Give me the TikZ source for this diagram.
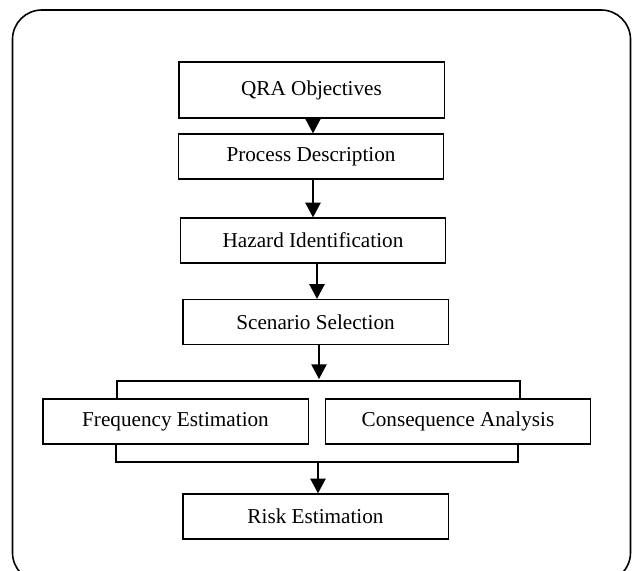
\documentclass[tikz,border=0pt]{standalone}
\usepackage{fontspec}
\setmainfont{Liberation Serif}
\usepackage{tikz}
\usetikzlibrary{calc,arrows.meta}
\tikzset{
  stage/.style={draw=black,line width=1pt,minimum width=199pt,minimum height=33.75pt,inner sep=0pt,align=center,font=\fontsize{15.9}{19}\selectfont},
  ar/.style={-{Triangle[length=11pt,width=11.5pt]},line width=1pt},
  ln/.style={line width=1pt},
  frame/.style={line width=1.2pt,rounded corners=22pt}
}
\begin{document}
\begin{tikzpicture}[x=0.75pt,y=-0.75pt]
\useasboundingbox (0,0) rectangle (632,571);
\draw[frame] (12.5,10) rectangle (630.5,582);
\node[stage,minimum height=42pt] (qra) at (311.5,90) {QRA Objectives};
\node[stage] (proc) at (311,156.5) {Process Description};
\node[stage] (haz) at (313,240.5) {Hazard Identification};
\node[stage] (scen) at (315.5,322) {Scenario Selection};
\node[stage] (freq) at (175.5,421.5) {Frequency Estimation};
\node[stage] (cons) at (458,421.5) {Consequence Analysis};
\node[stage] (risk) at (315.5,516.5) {Risk Estimation};
\coordinate (splitT) at (319,381);
\coordinate (joinB) at (318,462);
% main chain
\draw[ar] (qra.south -| 313,0) -- (proc.north -| 313,0);
\draw[ar] (proc.south -| 313,0) -- (haz.north -| 313,0);
\draw[ar] (haz.south -| 317,0) -- (scen.north -| 317,0);
\draw[ar] (scen.south -| splitT) -- ([yshift=1.5pt]splitT);
% split and join
\draw[ln] ($(freq.north)+(-58.5,0)$) |- (splitT) -| ($(cons.north)+(62,0)$);
\draw[ln] ($(freq.south)+(-59.5,0)$) |- (joinB) -| ($(cons.south)+(60,0)$);
\draw[ar] (joinB) -- (joinB |- risk.north);
\end{tikzpicture}
\end{document}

» **THE EXERCISE**
All of the data needs repeating exactly, but the pictures do not.

» **RESULT BELOW**
Give me the TikZ source for this diagram.
\documentclass[tikz,border=0pt]{standalone}
\usepackage{fontspec}
\setmainfont{Liberation Serif}
\usepackage{tikz}
\usetikzlibrary{calc,arrows.meta}
\tikzset{
  stage/.style={draw=black,line width=1pt,minimum width=199pt,minimum height=33.75pt,inner sep=0pt,align=center,font=\fontsize{15.9}{19}\selectfont},
  ar/.style={-{Triangle[length=11pt,width=11.5pt]},line width=1pt},
  ln/.style={line width=1pt},
  frame/.style={line width=1.2pt,rounded corners=22pt}
}
\begin{document}
\begin{tikzpicture}[x=0.75pt,y=-0.75pt]
\useasboundingbox (0,0) rectangle (632,571);
\draw[frame] (12.5,10) rectangle (630.5,582);
\node[stage,minimum height=42pt] (qra) at (311.5,90) {QRA Objectives};
\node[stage] (proc) at (311,156.5) {Process Description};
\node[stage] (haz) at (313,240.5) {Hazard Identification};
\node[stage] (scen) at (315.5,322) {Scenario Selection};
\node[stage] (freq) at (175.5,421.5) {Frequency Estimation};
\node[stage] (cons) at (458,421.5) {Consequence Analysis};
\node[stage] (risk) at (315.5,516.5) {Risk Estimation};
\coordinate (splitT) at (319,381);
\coordinate (joinB) at (318,462);
% main chain
\draw[ar] (qra.south -| 313,0) -- (proc.north -| 313,0);
\draw[ar] (proc.south -| 313,0) -- (haz.north -| 313,0);
\draw[ar] (haz.south -| 317,0) -- (scen.north -| 317,0);
\draw[ar] (scen.south -| splitT) -- ([yshift=1.5pt]splitT);
% split and join
\draw[ln] ($(freq.north)+(-58.5,0)$) |- (splitT) -| ($(cons.north)+(62,0)$);
\draw[ln] ($(freq.south)+(-59.5,0)$) |- (joinB) -| ($(cons.south)+(60,0)$);
\draw[ar] (joinB) -- (joinB |- risk.north);
\end{tikzpicture}
\end{document}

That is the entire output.